The fact that the barrier above is, indeed, a strategic issue is supported by relevant evidence. For example, the total revenue in 2016 was $ 24,622 million, while in 2018, it decreased to $21,025 million (Dess et al., 2021). This implies that the decisions implemented on the corporate level, or lack thereof, negatively impact profitability.
The strategic issues, however, have occurred long before, reported in a 2003 survey in which the participants highlighted the low service quality at McDonald’s (Dess et al., 2021). As a result, it is evident that the strategic issue of focusing on price decreases rather than establishing higher standards for product quality and similar elements has partly led to the generation of problems for the fast-food chain.
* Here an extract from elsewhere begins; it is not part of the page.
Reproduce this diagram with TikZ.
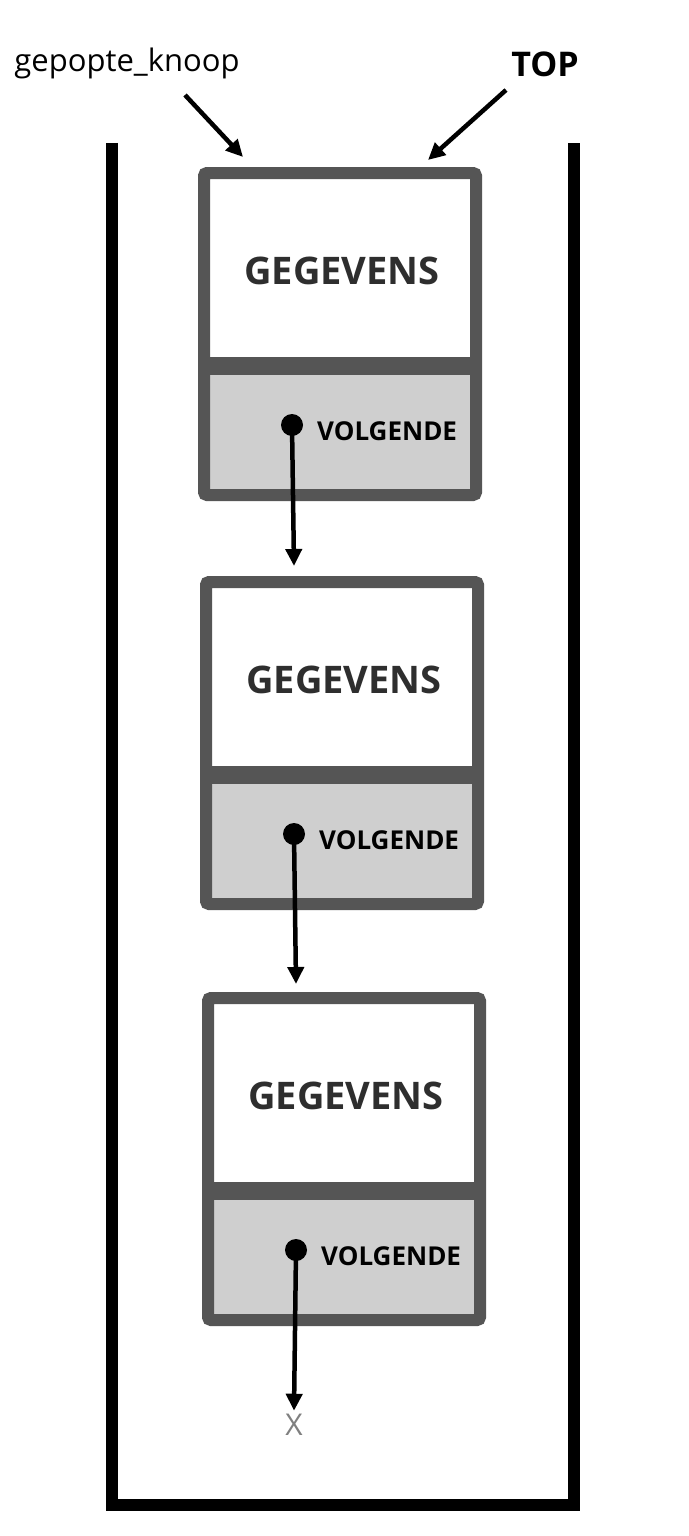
\documentclass[tikz,border=0pt]{standalone}
\usepackage{fontspec}
\setmainfont{Open Sans}
\usetikzlibrary{arrows.meta}
\definecolor{frame}{HTML}{555555}
\definecolor{fillg}{HTML}{CFCFCF}
\definecolor{txt}{HTML}{2E2E2E}
\begin{document}
\begin{tikzpicture}[x=1pt,y=-1pt,
  arr/.style={line width=4.5pt,-{Triangle[length=17pt,width=16pt]}},
  gg/.style={font=\bfseries\fontsize{38}{40}\selectfont,text=txt},
  vv/.style={font=\bfseries\fontsize{26}{28}\selectfont,text=black,anchor=west,inner sep=0pt},
  dot/.style={circle,fill=black,minimum size=22pt,inner sep=0pt}]
\fill[white] (0,0) rectangle (688,1536);
\useasboundingbox (0,0) rectangle (688,1536);
% container
\draw[line width=12pt,line join=miter] (112,143) -- (112,1505) -- (574,1505) -- (574,143);
% nodes
\foreach \i/\x/\y in {1/198/167, 2/200/576, 3/202/992}{
  \fill[fillg] (\x+10,\y+200) rectangle (\x+274,\y+324);
  \fill[frame] (\x+10,\y+190) rectangle (\x+274,\y+208);
  \draw[frame,line width=12pt,rounded corners=3pt] (\x+6,\y+6) rectangle (\x+278,\y+328);
  \node[gg] (g\i) at (\x+144,\y+104) {GEGEVENS};
  \node[dot] (d\i) at (\x+94,\y+258) {};
  \node[vv] (v\i) at (\x+119,\y+264) {VOLGENDE};
}
\node (x) at (294,1425) [text=gray,font=\fontsize{30}{32}\selectfont] {X};
\coordinate (t2) at (294,566);
\coordinate (t3) at (296,984);
\draw[arr] (d1.center) -- (t2);
\draw[arr] (d2.center) -- (t3);
\draw[arr] (d3.center) -- (x.north);
% labels
\node (gk) at (127,63) [font=\fontsize{31}{33}\selectfont] {gepopte\_knoop};
\node (top) at (545,64) [font=\bfseries\fontsize{34}{36}\selectfont] {TOP};
\coordinate (gka) at (243,157);
\coordinate (topa) at (428,160);
\draw[arr] (185,95) -- (gka);
\draw[arr] (506,90) -- (topa);
\end{tikzpicture}
\end{document}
McDonald’s Corporate Leadership Recommendations
A recommendation correlating with the strategic issue is investing in better-quality products. As mentioned, McDonald’s has always been associated with lower prices. However, at the same time, the main association with the restaurant was the lower quality of both service and food. Instead of joining the generally exemplified trend of prioritizing freshness and healthy goods as highlighted in the strategies of other restaurants, McDonald’s has remained somewhat neutral. Cooking with free-range eggs, replacing margarine with butter, and avoiding certain ingredients such as high fructose corn syrup are excellent changes (Dess et al., 2021).
Nonetheless, they are not widely advertised or visible, and consumers have stopped associating McDonald’s with unhealthy food rather than more balanced food. Thus, a recommendation would be to focus on fresh ingredients and diversify the range of healthier alternatives, such as offering whole-grain buns for burgers or reduced-sugar milkshakes. This would generate interest in consumers who would otherwise opt for other fast-food chains that are more widely recognized as offering balanced options.
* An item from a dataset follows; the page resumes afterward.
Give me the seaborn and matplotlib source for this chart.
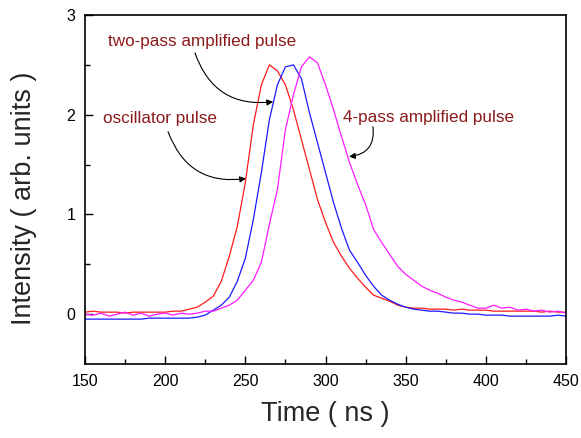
import numpy as np
import pandas as pd
import matplotlib
matplotlib.use("Agg")
import matplotlib.pyplot as plt
import seaborn as sns

# ---- data ----
time_ns = [150, 155, 160, 165, 170, 175, 180, 185, 190, 195,
           200, 205, 210, 215, 220, 225, 230, 235, 240, 245,
           250, 255, 260, 265, 270, 275, 280, 285, 290, 295,
           300, 305, 310, 315, 320, 325, 330, 335, 340, 345,
           350, 355, 360, 365, 370, 375, 380, 385, 390, 395,
           400, 405, 410, 415, 420, 425, 430, 435, 440, 445, 450]

oscillator = [0.02, 0.03, 0.02, 0.02, 0.02, 0.01, 0.02, 0.02, 0.02, 0.02,
              0.02, 0.03, 0.03, 0.05, 0.07, 0.12, 0.18, 0.33, 0.58, 0.88,
              1.32, 1.90, 2.30, 2.50, 2.44, 2.30, 2.05, 1.75, 1.45, 1.15,
              0.92, 0.72, 0.58, 0.46, 0.36, 0.27, 0.19, 0.16, 0.13, 0.09,
              0.07, 0.06, 0.06, 0.05, 0.05, 0.05, 0.04, 0.05, 0.04, 0.04,
              0.04, 0.03, 0.03, 0.03, 0.03, 0.03, 0.03, 0.02, 0.03, 0.02, 0.02]

two_pass = [-0.05, -0.05, -0.05, -0.05, -0.05, -0.05, -0.05, -0.05, -0.04, -0.04,
            -0.04, -0.04, -0.04, -0.04, -0.03, -0.01, 0.04, 0.09, 0.17, 0.33,
            0.56, 0.95, 1.42, 1.95, 2.30, 2.48, 2.50, 2.36, 2.02, 1.72,
            1.42, 1.12, 0.86, 0.64, 0.52, 0.39, 0.28, 0.19, 0.14, 0.10,
            0.07, 0.05, 0.04, 0.03, 0.03, 0.02, 0.01, 0.01, 0.00, 0.00,
            -0.01, -0.01, -0.01, -0.02, -0.02, -0.02, -0.02, -0.02, -0.02, -0.01, -0.02]

four_pass = [0.00, -0.01, 0.01, -0.02, 0.00, 0.02, -0.01, 0.01, -0.02, 0.00,
             0.01, -0.01, 0.01, 0.00, 0.01, 0.03, 0.03, 0.06, 0.09, 0.14,
             0.24, 0.34, 0.52, 0.90, 1.25, 1.85, 2.20, 2.48, 2.58, 2.52,
             2.30, 2.05, 1.78, 1.52, 1.30, 1.10, 0.85, 0.72, 0.60, 0.48,
             0.40, 0.34, 0.28, 0.24, 0.21, 0.17, 0.14, 0.12, 0.09, 0.06,
             0.06, 0.09, 0.06, 0.07, 0.04, 0.05, 0.03, 0.04, 0.02, 0.03, 0.01]

series_names = ["oscillator pulse", "two-pass amplified pulse", "4-pass amplified pulse"]
series_colors = ["#ff1a1a", "#1a1aff", "#ff1aff"]

x_ticks = [150, 200, 250, 300, 350, 400, 450]
y_ticks = [0, 1, 2, 3]

df = pd.concat([
    pd.DataFrame({"time": time_ns, "intensity": oscillator, "pulse": series_names[0]}),
    pd.DataFrame({"time": time_ns, "intensity": two_pass, "pulse": series_names[1]}),
    pd.DataFrame({"time": time_ns, "intensity": four_pass, "pulse": series_names[2]}),
])

sns.set_theme(style="ticks")
plt.rcParams["font.family"] = ["Liberation Sans", "DejaVu Sans"]

fig = plt.figure(figsize=(5.81, 4.38), dpi=100)
ax = fig.add_axes([85 / 581, 1 - 364 / 438, (566 - 85) / 581, (364 - 15) / 438])

sns.lineplot(data=df, x="time", y="intensity", hue="pulse",
             palette=dict(zip(series_names, series_colors)),
             errorbar=None, linewidth=0.9, legend=False, ax=ax)

ax.set_xlim(150, 450)
ax.set_ylim(-0.5, 3)
ax.set_xticks(x_ticks)
ax.set_yticks(y_ticks)
ax.set_xticks([175, 225, 275, 325, 375, 425], minor=True)
ax.set_yticks([0.5, 1.5, 2.5], minor=True)
ax.tick_params(which="both", direction="in", top=False, right=False, colors="black")
ax.tick_params(which="major", length=6, width=1, labelsize=11.5, pad=7)
ax.tick_params(which="minor", length=3.5, width=1)
for s in ax.spines.values():
    s.set_visible(True)
    s.set_linewidth(1.2)
    s.set_color("black")

ax.set_xlabel("Time ( ns )", fontsize=19.5)
ax.set_ylabel("Intensity ( arb. units )", fontsize=19.5)
ax.yaxis.set_label_coords(-0.100, 0.476)
ax.xaxis.set_label_coords(0.5, -0.105)

text_color = "#8b1a1a"
ax.text(164.3, 2.69, "two-pass amplified pulse", color=text_color, fontsize=12.3, va="baseline")
ax.text(161.2, 1.92, "oscillator pulse", color=text_color, fontsize=12.3, va="baseline")
ax.text(310.7, 1.93, "4-pass amplified pulse", color=text_color, fontsize=12.3, va="baseline")

arrow = dict(arrowstyle="-|>", color="black", lw=0.8, mutation_scale=9, shrinkA=0, shrinkB=0)
ax.annotate("", xy=(267.3, 2.13), xytext=(218.6, 2.62),
            arrowprops=dict(arrow, connectionstyle="arc3,rad=0.4"))
ax.annotate("", xy=(250.4, 1.36), xytext=(201.8, 1.83),
            arrowprops=dict(arrow, connectionstyle="arc3,rad=0.4"))
ax.annotate("", xy=(314.7, 1.58), xytext=(329.6, 1.88),
            arrowprops=dict(arrow, connectionstyle="arc3,rad=-0.5"))

fig.savefig("out.png", dpi=100)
The recommendation does, indeed, correlate with potential success in solving the strategic issue. Namely, it is highlighted that consumer demand has shifted. Specifically, restaurants such as Burger King and Wendy’s, which are in the same segment as McDonald’s’, are likely to be preferred by potential consumers (Dess et al., 2021). Moreover, Five Guys and Shake Shack are favored for the quality of their burgers, while Chipotle Mexican Grill and Panera Bread are famous for their options for customizing orders and fresh ingredients.
The fact that consumers prefer the establishment above directly shows that focusing on better-quality ingredients would attract customers back. As a result, McDonald’s would improve its competitiveness despite the strengths of its rivals. Moreover, as it already has the competitive advantage of lower prices, improving ingredients will majorly elevate McDonald’s in the eyes of the target demographic.
References
Dess, G. G., McNamara, G., Eisner, A. B., Lee, S.-H., & Sauerwald, S. (2021). Strategic Management: Text & Cases (10th ed.). McGraw-Hill Education.